[start SUPPLIED MATERIAL]
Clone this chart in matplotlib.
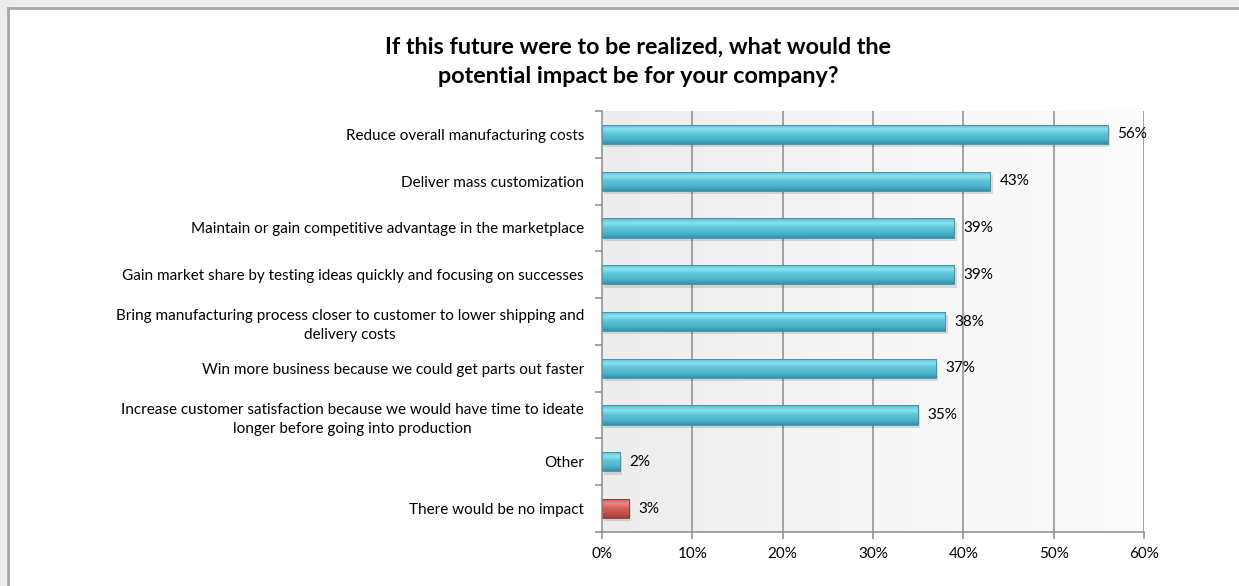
import numpy as np
import matplotlib
matplotlib.use("Agg")
import matplotlib.pyplot as plt
from matplotlib.colors import LinearSegmentedColormap
from matplotlib.lines import Line2D
from matplotlib.patches import Rectangle

plt.rcParams['font.family'] = ['Lato', 'DejaVu Sans']

title = "If this future were to be realized, what would the\npotential impact be for your company?"

categories = [
    "Reduce overall manufacturing costs",
    "Deliver mass customization",
    "Maintain or gain competitive advantage in the marketplace",
    "Gain market share by testing ideas quickly and focusing on successes",
    "Bring manufacturing process closer to customer to lower shipping and\ndelivery costs",
    "Win more business because we could get parts out faster",
    "Increase customer satisfaction because we would have time to ideate\nlonger before going into production",
    "Other",
    "There would be no impact",
]
values = [56, 43, 39, 39, 38, 37, 35, 2, 3]
x_ticks = [0, 10, 20, 30, 40, 50, 60]

blue_cmap = LinearSegmentedColormap.from_list(
    "glossy_blue", ["#3590a6", "#4db5cc", "#5cc3d8", "#8ae3f1", "#52b8ce"])
red_cmap = LinearSegmentedColormap.from_list(
    "glossy_red", ["#a03c38", "#c4504b", "#d1605a", "#e88a84", "#c24d48"])

fig = plt.figure(figsize=(12.39, 5.86), dpi=100)
fig.patch.set_facecolor("white")

# outer frame: grey edge with a soft band outside, on the top and left
W, H = 1239, 586
fig.patches.append(Rectangle((0, 0), 7 / W, 1, transform=fig.transFigure,
                             facecolor="#ececec", edgecolor="none", zorder=0))
fig.patches.append(Rectangle((0, 1 - 7 / H), 1, 7 / H, transform=fig.transFigure,
                             facecolor="#ececec", edgecolor="none", zorder=0))
fig.lines.append(Line2D([7.5 / W, 7.5 / W], [0, 1 - 7.5 / H], transform=fig.transFigure,
                        color="#a6a6a6", lw=2))
fig.lines.append(Line2D([7.5 / W, 1], [1 - 7.5 / H, 1 - 7.5 / H], transform=fig.transFigure,
                        color="#a6a6a6", lw=2))

ax = fig.add_axes([602 / W, 1 - 532 / H, (1144 - 602) / W, (532 - 111) / H])
ax.set_facecolor("none")

y = np.arange(len(categories))
ax.set_xlim(0, 60)
ax.set_ylim(len(categories) - 0.5, -0.5)

# plot area background: light grey fading to the right
bg = np.linspace(0, 1, 256).reshape(1, -1)
bg_cmap = LinearSegmentedColormap.from_list("bg", ["#ededed", "#f5f5f5", "#fcfcfc"])
ax.imshow(bg, cmap=bg_cmap, aspect="auto", extent=(0, 60, len(categories) - 0.5, -0.5),
          zorder=0)

for xt in x_ticks[1:]:
    ax.axvline(xt, color="#8c8c8c", lw=1.1, zorder=1)

bar_h = 0.41
# drop shadow under each bar
ax.barh(y + 0.07, values, height=bar_h, left=0.25, color="#000000", alpha=0.12,
        zorder=2)
bars = ax.barh(y, values, height=bar_h, color="none", edgecolor="#3a8fa3",
               linewidth=0.6, zorder=4)

grad = np.linspace(0, 1, 100).reshape(-1, 1)
for i, (bar, v) in enumerate(zip(bars, values)):
    cmap = red_cmap if i == len(values) - 1 else blue_cmap
    if i == len(values) - 1:
        bar.set_edgecolor("#8e3330")
    im = ax.imshow(grad, cmap=cmap, aspect="auto", origin="lower",
                   extent=(0, v, y[i] + bar_h / 2, y[i] - bar_h / 2), zorder=3)
    im.set_clip_path(bar)
    ax.text(v + 1.05, y[i], f"{v}%", va="center", ha="left", fontsize=11,
            color="#000000", zorder=5)

ax.set_yticks(y)
ax.set_yticklabels(categories, fontsize=11, color="#000000",
                   multialignment="center", linespacing=1.45)
ax.set_yticks(np.arange(len(categories) + 1) - 0.5, minor=True)
ax.tick_params(axis="y", which="major", length=0, pad=13)
ax.tick_params(axis="y", which="minor", length=5, color="#8c8c8c", width=1.1)

ax.set_xticks(x_ticks)
ax.set_xticklabels([f"{t}%" for t in x_ticks], fontsize=11, color="#000000")
ax.tick_params(axis="x", length=5, color="#8c8c8c", width=1.1, pad=6)

for s in ("top", "right"):
    ax.spines[s].set_visible(False)
for s in ("left", "bottom"):
    ax.spines[s].set_color("#8c8c8c")
    ax.spines[s].set_linewidth(1.1)
    ax.spines[s].set_zorder(6)

fig.text(638 / W, 1 - 62 / H, title, ha="center", va="center", fontsize=16.8,
         fontweight="bold", color="#000000", linespacing=1.45)

fig.savefig("out.png", dpi=100)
[end SUPPLIED MATERIAL]
**WHAT YOU HAVE TO DO:** Please transcribe the material above exactly as written. Leave the pictures out.

**TASK SOLUTION:**
Clone this chart in matplotlib.
import numpy as np
import matplotlib
matplotlib.use("Agg")
import matplotlib.pyplot as plt
from matplotlib.colors import LinearSegmentedColormap
from matplotlib.lines import Line2D
from matplotlib.patches import Rectangle

plt.rcParams['font.family'] = ['Lato', 'DejaVu Sans']

title = "If this future were to be realized, what would the\npotential impact be for your company?"

categories = [
    "Reduce overall manufacturing costs",
    "Deliver mass customization",
    "Maintain or gain competitive advantage in the marketplace",
    "Gain market share by testing ideas quickly and focusing on successes",
    "Bring manufacturing process closer to customer to lower shipping and\ndelivery costs",
    "Win more business because we could get parts out faster",
    "Increase customer satisfaction because we would have time to ideate\nlonger before going into production",
    "Other",
    "There would be no impact",
]
values = [56, 43, 39, 39, 38, 37, 35, 2, 3]
x_ticks = [0, 10, 20, 30, 40, 50, 60]

blue_cmap = LinearSegmentedColormap.from_list(
    "glossy_blue", ["#3590a6", "#4db5cc", "#5cc3d8", "#8ae3f1", "#52b8ce"])
red_cmap = LinearSegmentedColormap.from_list(
    "glossy_red", ["#a03c38", "#c4504b", "#d1605a", "#e88a84", "#c24d48"])

fig = plt.figure(figsize=(12.39, 5.86), dpi=100)
fig.patch.set_facecolor("white")

# outer frame: grey edge with a soft band outside, on the top and left
W, H = 1239, 586
fig.patches.append(Rectangle((0, 0), 7 / W, 1, transform=fig.transFigure,
                             facecolor="#ececec", edgecolor="none", zorder=0))
fig.patches.append(Rectangle((0, 1 - 7 / H), 1, 7 / H, transform=fig.transFigure,
                             facecolor="#ececec", edgecolor="none", zorder=0))
fig.lines.append(Line2D([7.5 / W, 7.5 / W], [0, 1 - 7.5 / H], transform=fig.transFigure,
                        color="#a6a6a6", lw=2))
fig.lines.append(Line2D([7.5 / W, 1], [1 - 7.5 / H, 1 - 7.5 / H], transform=fig.transFigure,
                        color="#a6a6a6", lw=2))

ax = fig.add_axes([602 / W, 1 - 532 / H, (1144 - 602) / W, (532 - 111) / H])
ax.set_facecolor("none")

y = np.arange(len(categories))
ax.set_xlim(0, 60)
ax.set_ylim(len(categories) - 0.5, -0.5)

# plot area background: light grey fading to the right
bg = np.linspace(0, 1, 256).reshape(1, -1)
bg_cmap = LinearSegmentedColormap.from_list("bg", ["#ededed", "#f5f5f5", "#fcfcfc"])
ax.imshow(bg, cmap=bg_cmap, aspect="auto", extent=(0, 60, len(categories) - 0.5, -0.5),
          zorder=0)

for xt in x_ticks[1:]:
    ax.axvline(xt, color="#8c8c8c", lw=1.1, zorder=1)

bar_h = 0.41
# drop shadow under each bar
ax.barh(y + 0.07, values, height=bar_h, left=0.25, color="#000000", alpha=0.12,
        zorder=2)
bars = ax.barh(y, values, height=bar_h, color="none", edgecolor="#3a8fa3",
               linewidth=0.6, zorder=4)

grad = np.linspace(0, 1, 100).reshape(-1, 1)
for i, (bar, v) in enumerate(zip(bars, values)):
    cmap = red_cmap if i == len(values) - 1 else blue_cmap
    if i == len(values) - 1:
        bar.set_edgecolor("#8e3330")
    im = ax.imshow(grad, cmap=cmap, aspect="auto", origin="lower",
                   extent=(0, v, y[i] + bar_h / 2, y[i] - bar_h / 2), zorder=3)
    im.set_clip_path(bar)
    ax.text(v + 1.05, y[i], f"{v}%", va="center", ha="left", fontsize=11,
            color="#000000", zorder=5)

ax.set_yticks(y)
ax.set_yticklabels(categories, fontsize=11, color="#000000",
                   multialignment="center", linespacing=1.45)
ax.set_yticks(np.arange(len(categories) + 1) - 0.5, minor=True)
ax.tick_params(axis="y", which="major", length=0, pad=13)
ax.tick_params(axis="y", which="minor", length=5, color="#8c8c8c", width=1.1)

ax.set_xticks(x_ticks)
ax.set_xticklabels([f"{t}%" for t in x_ticks], fontsize=11, color="#000000")
ax.tick_params(axis="x", length=5, color="#8c8c8c", width=1.1, pad=6)

for s in ("top", "right"):
    ax.spines[s].set_visible(False)
for s in ("left", "bottom"):
    ax.spines[s].set_color("#8c8c8c")
    ax.spines[s].set_linewidth(1.1)
    ax.spines[s].set_zorder(6)

fig.text(638 / W, 1 - 62 / H, title, ha="center", va="center", fontsize=16.8,
         fontweight="bold", color="#000000", linespacing=1.45)

fig.savefig("out.png", dpi=100)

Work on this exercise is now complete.